§ **What you will do**
Copy out each line of the data holding "this".

--------------------------------------------------

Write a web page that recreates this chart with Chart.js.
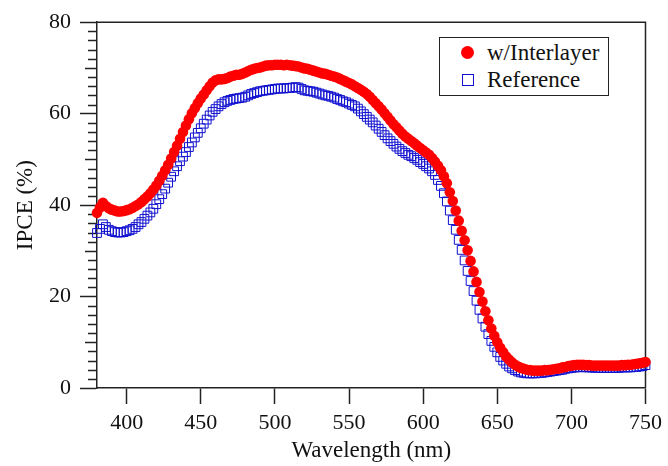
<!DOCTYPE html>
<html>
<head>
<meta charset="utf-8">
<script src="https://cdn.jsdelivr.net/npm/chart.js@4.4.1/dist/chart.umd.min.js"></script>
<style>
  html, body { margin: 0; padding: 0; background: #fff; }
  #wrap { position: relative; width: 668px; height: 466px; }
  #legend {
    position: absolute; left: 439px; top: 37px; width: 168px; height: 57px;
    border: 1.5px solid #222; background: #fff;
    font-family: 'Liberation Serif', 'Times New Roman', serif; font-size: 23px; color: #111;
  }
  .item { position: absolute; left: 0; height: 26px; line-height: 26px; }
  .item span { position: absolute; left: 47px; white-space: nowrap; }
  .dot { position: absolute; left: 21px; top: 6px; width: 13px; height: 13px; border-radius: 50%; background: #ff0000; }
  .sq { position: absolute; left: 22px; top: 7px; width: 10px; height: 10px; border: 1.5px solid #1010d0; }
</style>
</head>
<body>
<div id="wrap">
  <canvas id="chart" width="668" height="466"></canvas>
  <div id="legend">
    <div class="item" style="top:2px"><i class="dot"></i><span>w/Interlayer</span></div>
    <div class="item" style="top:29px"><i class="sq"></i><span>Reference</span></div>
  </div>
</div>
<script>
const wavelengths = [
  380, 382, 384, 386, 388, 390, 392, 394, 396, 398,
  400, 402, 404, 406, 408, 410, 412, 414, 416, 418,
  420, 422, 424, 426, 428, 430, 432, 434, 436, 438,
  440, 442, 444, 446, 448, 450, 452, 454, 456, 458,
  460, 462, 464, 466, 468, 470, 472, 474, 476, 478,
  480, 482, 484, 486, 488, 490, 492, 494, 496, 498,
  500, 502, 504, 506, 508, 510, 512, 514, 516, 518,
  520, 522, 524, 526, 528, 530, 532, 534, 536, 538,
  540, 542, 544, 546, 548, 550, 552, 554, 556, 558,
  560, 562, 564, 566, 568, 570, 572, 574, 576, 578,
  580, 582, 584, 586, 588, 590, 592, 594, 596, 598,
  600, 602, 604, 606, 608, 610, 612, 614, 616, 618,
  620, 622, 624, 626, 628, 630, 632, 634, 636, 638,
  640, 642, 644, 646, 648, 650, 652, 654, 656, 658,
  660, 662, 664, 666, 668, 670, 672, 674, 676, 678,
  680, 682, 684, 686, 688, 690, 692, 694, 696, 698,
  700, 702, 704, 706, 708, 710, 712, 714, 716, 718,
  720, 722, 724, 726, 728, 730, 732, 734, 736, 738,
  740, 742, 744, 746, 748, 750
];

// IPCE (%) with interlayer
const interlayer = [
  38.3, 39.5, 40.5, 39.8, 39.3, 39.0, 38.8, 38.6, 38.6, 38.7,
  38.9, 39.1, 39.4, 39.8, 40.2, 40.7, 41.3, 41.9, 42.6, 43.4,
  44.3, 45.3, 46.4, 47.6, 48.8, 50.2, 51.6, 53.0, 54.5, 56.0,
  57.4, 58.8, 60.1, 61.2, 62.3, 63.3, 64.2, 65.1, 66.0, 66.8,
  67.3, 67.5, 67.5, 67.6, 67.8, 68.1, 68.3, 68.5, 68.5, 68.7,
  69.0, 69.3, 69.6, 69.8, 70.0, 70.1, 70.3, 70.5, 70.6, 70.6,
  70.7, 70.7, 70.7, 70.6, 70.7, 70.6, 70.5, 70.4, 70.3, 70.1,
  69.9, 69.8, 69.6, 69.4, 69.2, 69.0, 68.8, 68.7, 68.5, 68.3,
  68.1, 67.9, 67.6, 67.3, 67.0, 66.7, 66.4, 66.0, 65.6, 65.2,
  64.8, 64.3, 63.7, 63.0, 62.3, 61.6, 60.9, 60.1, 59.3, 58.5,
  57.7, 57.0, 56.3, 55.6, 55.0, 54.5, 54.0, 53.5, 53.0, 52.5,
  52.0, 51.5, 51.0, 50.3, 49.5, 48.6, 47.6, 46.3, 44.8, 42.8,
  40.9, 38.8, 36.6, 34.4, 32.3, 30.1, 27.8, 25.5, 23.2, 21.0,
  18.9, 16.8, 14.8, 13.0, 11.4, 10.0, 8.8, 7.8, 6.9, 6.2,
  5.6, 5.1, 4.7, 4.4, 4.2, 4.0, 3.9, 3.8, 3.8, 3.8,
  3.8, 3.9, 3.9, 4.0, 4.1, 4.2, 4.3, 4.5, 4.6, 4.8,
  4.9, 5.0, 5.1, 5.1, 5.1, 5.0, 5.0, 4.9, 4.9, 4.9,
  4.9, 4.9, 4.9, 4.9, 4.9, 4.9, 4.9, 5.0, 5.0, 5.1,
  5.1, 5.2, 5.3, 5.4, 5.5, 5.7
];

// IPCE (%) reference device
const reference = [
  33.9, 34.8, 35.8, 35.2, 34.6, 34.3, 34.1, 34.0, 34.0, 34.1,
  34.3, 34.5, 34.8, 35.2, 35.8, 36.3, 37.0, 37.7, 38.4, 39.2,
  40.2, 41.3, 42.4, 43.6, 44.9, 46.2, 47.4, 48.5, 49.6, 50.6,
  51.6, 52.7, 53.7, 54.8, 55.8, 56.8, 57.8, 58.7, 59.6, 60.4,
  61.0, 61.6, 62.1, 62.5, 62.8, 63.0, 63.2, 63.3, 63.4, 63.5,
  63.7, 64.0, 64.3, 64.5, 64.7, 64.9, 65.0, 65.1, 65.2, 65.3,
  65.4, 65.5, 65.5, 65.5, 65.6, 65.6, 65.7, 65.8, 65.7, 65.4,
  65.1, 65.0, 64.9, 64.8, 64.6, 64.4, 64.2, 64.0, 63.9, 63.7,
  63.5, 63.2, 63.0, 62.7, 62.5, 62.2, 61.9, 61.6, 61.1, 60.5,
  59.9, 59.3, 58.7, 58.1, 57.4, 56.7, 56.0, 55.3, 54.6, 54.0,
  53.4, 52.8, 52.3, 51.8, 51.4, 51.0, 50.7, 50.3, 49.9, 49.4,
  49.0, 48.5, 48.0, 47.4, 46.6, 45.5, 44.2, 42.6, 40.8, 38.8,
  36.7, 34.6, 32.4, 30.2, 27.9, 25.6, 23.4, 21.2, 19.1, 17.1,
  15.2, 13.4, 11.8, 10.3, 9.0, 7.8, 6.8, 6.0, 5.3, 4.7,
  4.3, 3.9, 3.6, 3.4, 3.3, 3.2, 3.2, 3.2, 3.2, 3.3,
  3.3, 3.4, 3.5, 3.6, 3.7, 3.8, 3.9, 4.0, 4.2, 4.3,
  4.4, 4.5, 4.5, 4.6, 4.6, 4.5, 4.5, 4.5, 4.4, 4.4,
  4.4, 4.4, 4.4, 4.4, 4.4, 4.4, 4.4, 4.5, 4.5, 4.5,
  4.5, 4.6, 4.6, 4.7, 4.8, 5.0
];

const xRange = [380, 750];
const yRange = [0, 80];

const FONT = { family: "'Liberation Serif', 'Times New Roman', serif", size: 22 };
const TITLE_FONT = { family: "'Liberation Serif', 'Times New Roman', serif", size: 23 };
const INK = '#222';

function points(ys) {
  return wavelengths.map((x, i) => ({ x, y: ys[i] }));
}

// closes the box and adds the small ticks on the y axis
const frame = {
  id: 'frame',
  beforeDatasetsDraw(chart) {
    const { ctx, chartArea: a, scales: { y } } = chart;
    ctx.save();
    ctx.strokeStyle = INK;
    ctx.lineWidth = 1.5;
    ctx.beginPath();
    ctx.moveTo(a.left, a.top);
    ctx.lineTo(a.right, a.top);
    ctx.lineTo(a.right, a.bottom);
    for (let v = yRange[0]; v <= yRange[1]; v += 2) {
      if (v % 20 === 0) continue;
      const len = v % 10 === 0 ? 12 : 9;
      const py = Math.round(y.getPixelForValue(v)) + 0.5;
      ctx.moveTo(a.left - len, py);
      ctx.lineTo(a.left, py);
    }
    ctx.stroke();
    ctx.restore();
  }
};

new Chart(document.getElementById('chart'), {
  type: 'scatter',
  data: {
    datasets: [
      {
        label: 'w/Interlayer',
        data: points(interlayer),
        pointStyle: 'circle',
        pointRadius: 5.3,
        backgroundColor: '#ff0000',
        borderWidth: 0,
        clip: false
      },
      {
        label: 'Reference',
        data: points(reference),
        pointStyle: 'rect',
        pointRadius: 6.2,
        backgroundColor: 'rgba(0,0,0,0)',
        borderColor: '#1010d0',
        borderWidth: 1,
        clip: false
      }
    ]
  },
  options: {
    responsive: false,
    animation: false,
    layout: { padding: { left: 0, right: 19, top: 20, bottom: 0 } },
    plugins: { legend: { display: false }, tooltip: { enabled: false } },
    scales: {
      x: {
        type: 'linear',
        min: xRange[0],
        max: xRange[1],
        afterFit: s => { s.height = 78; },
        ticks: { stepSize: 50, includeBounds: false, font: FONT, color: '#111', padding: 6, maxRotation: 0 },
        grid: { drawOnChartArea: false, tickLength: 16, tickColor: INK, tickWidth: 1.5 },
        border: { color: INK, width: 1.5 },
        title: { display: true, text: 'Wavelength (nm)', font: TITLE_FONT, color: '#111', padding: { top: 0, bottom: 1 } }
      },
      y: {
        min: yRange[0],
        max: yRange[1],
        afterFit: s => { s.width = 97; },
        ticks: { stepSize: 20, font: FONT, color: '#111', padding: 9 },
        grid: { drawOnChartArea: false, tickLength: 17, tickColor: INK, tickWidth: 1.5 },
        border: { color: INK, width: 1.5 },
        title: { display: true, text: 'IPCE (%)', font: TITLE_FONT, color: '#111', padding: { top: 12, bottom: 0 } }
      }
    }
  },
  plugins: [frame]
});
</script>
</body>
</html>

--------------------------------------------------

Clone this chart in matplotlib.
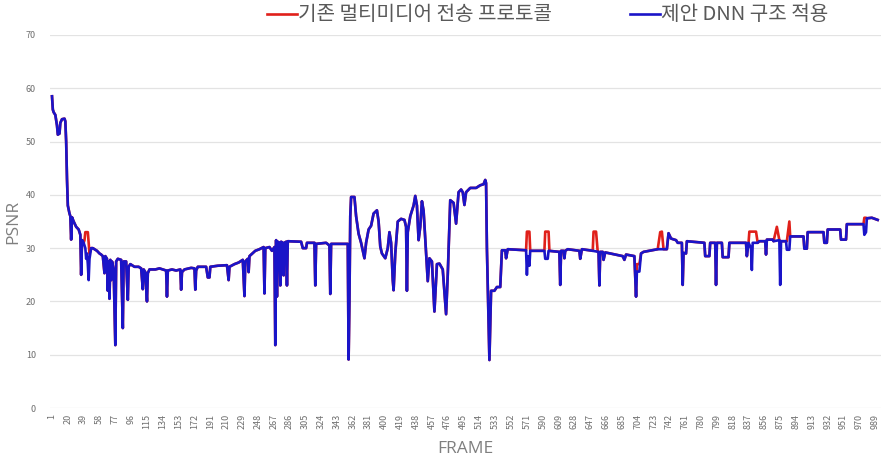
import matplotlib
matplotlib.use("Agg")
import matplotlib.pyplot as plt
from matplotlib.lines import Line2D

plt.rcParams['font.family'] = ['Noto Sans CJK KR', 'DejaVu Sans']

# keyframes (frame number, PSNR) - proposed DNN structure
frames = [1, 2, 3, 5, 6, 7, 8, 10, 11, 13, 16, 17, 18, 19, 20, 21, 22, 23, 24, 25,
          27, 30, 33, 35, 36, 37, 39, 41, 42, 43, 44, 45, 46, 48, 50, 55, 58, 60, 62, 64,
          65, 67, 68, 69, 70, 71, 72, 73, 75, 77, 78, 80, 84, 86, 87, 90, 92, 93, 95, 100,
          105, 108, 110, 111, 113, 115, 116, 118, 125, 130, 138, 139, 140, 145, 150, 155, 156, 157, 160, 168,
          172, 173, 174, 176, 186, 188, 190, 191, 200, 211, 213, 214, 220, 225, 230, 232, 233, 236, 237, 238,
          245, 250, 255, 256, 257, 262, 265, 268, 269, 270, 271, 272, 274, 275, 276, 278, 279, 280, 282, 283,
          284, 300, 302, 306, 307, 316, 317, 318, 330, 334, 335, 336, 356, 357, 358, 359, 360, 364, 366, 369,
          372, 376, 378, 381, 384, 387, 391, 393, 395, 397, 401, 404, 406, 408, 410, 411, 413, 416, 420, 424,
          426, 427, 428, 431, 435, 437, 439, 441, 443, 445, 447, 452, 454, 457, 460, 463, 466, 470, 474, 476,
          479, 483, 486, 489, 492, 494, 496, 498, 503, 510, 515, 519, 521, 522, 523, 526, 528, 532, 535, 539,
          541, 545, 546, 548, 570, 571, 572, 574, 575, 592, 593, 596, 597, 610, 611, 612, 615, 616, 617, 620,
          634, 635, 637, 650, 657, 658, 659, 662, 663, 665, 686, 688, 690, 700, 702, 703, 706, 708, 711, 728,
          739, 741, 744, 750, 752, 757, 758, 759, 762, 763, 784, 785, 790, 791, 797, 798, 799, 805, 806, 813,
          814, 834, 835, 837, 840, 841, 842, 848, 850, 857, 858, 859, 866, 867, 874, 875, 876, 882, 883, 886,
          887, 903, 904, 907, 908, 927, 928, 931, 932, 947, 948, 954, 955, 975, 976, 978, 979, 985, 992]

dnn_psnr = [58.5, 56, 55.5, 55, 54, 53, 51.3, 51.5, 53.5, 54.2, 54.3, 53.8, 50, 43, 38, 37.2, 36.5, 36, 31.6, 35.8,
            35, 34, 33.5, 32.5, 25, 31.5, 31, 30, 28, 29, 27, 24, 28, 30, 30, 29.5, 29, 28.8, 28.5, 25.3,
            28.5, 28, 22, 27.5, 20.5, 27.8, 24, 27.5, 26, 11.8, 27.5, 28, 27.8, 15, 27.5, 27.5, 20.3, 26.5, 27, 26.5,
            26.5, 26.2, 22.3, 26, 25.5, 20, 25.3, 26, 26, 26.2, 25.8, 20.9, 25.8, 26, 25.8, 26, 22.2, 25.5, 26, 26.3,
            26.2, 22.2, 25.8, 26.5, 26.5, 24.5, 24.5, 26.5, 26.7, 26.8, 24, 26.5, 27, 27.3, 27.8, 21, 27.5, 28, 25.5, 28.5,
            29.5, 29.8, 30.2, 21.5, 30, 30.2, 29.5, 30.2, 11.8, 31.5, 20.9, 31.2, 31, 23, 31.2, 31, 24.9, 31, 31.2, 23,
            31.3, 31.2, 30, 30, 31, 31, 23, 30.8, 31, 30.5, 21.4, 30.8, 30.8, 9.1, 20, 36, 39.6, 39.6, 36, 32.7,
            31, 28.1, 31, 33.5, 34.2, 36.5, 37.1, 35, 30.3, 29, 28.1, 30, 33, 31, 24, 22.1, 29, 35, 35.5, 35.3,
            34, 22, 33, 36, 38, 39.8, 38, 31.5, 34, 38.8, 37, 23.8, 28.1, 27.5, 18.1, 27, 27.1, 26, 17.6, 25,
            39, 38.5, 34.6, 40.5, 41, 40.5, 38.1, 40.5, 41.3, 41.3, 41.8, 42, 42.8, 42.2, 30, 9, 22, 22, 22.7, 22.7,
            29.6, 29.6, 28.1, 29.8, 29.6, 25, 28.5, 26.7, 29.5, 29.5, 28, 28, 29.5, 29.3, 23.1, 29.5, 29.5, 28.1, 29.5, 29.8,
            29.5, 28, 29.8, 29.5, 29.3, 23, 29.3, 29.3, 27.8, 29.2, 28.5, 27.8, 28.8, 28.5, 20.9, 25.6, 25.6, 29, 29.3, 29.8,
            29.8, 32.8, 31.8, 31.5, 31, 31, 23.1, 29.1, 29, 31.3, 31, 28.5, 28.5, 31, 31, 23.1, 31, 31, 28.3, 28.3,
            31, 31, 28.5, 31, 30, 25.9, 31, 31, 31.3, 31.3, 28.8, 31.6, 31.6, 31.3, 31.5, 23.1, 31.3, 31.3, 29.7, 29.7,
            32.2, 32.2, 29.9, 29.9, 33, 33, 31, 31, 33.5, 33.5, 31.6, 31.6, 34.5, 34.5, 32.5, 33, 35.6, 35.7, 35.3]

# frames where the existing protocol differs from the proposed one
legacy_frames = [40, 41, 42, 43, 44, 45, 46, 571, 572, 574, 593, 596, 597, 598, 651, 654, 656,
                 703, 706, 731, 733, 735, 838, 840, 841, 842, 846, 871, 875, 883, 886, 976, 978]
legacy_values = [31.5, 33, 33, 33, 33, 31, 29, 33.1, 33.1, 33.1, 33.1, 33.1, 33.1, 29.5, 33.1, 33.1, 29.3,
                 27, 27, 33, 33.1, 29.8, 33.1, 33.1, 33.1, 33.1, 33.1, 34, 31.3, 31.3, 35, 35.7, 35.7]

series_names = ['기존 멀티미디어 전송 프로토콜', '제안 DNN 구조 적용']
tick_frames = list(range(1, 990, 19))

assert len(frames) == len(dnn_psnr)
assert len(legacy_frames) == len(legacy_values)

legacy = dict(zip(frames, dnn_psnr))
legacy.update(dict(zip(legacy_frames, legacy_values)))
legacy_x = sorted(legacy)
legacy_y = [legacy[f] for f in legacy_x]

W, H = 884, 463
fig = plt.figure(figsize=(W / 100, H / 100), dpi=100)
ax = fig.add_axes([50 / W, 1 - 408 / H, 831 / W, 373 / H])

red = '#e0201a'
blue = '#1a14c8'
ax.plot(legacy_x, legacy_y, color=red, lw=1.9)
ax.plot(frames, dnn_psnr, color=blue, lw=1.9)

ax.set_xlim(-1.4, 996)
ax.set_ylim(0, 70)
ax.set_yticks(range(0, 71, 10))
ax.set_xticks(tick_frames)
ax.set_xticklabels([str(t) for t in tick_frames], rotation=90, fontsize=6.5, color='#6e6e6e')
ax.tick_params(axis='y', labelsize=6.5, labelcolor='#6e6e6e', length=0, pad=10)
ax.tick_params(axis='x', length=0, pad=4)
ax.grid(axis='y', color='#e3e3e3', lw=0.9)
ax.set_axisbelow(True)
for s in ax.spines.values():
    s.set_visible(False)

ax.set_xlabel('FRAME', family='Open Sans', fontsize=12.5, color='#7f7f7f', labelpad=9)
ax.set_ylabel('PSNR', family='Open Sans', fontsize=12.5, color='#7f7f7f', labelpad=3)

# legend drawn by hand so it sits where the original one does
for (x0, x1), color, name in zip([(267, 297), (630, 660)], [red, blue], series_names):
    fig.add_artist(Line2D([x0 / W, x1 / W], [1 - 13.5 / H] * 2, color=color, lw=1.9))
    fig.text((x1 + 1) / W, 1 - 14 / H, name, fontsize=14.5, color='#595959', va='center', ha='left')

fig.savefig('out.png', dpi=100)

--------------------------------------------------

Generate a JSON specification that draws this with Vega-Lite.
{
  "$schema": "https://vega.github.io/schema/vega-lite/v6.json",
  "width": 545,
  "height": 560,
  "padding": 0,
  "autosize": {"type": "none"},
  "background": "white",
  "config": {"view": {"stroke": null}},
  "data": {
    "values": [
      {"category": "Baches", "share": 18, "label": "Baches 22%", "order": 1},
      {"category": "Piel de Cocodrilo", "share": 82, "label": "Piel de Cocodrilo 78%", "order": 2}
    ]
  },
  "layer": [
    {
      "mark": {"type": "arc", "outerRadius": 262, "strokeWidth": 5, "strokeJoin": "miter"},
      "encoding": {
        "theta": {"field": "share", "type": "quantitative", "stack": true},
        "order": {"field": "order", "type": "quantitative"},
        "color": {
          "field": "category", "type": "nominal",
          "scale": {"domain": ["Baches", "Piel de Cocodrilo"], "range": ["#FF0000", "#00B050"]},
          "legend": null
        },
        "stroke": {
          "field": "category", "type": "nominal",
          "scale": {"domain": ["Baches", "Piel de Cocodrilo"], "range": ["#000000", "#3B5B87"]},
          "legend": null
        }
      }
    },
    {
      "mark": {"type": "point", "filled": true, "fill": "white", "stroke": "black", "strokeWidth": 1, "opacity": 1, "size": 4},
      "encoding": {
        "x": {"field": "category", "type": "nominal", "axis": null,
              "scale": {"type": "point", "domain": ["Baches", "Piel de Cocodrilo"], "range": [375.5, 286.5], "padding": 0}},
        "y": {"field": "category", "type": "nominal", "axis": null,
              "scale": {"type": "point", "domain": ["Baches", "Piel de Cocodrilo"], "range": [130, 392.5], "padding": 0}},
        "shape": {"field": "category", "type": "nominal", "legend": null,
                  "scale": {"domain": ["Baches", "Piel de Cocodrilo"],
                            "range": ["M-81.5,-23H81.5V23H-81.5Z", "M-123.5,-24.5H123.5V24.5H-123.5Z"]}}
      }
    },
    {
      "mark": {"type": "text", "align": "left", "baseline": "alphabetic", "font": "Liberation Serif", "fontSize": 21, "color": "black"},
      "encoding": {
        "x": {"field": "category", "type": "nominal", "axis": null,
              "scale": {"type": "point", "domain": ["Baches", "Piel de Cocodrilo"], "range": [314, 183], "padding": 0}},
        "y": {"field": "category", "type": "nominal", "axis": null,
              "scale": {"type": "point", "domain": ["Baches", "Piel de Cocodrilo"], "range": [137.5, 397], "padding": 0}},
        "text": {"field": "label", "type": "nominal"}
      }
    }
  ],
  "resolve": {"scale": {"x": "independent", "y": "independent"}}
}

--------------------------------------------------

§ **Task output**
Write a web page that recreates this chart with Chart.js.
Clone this chart in matplotlib.
Generate a JSON specification that draws this with Vega-Lite.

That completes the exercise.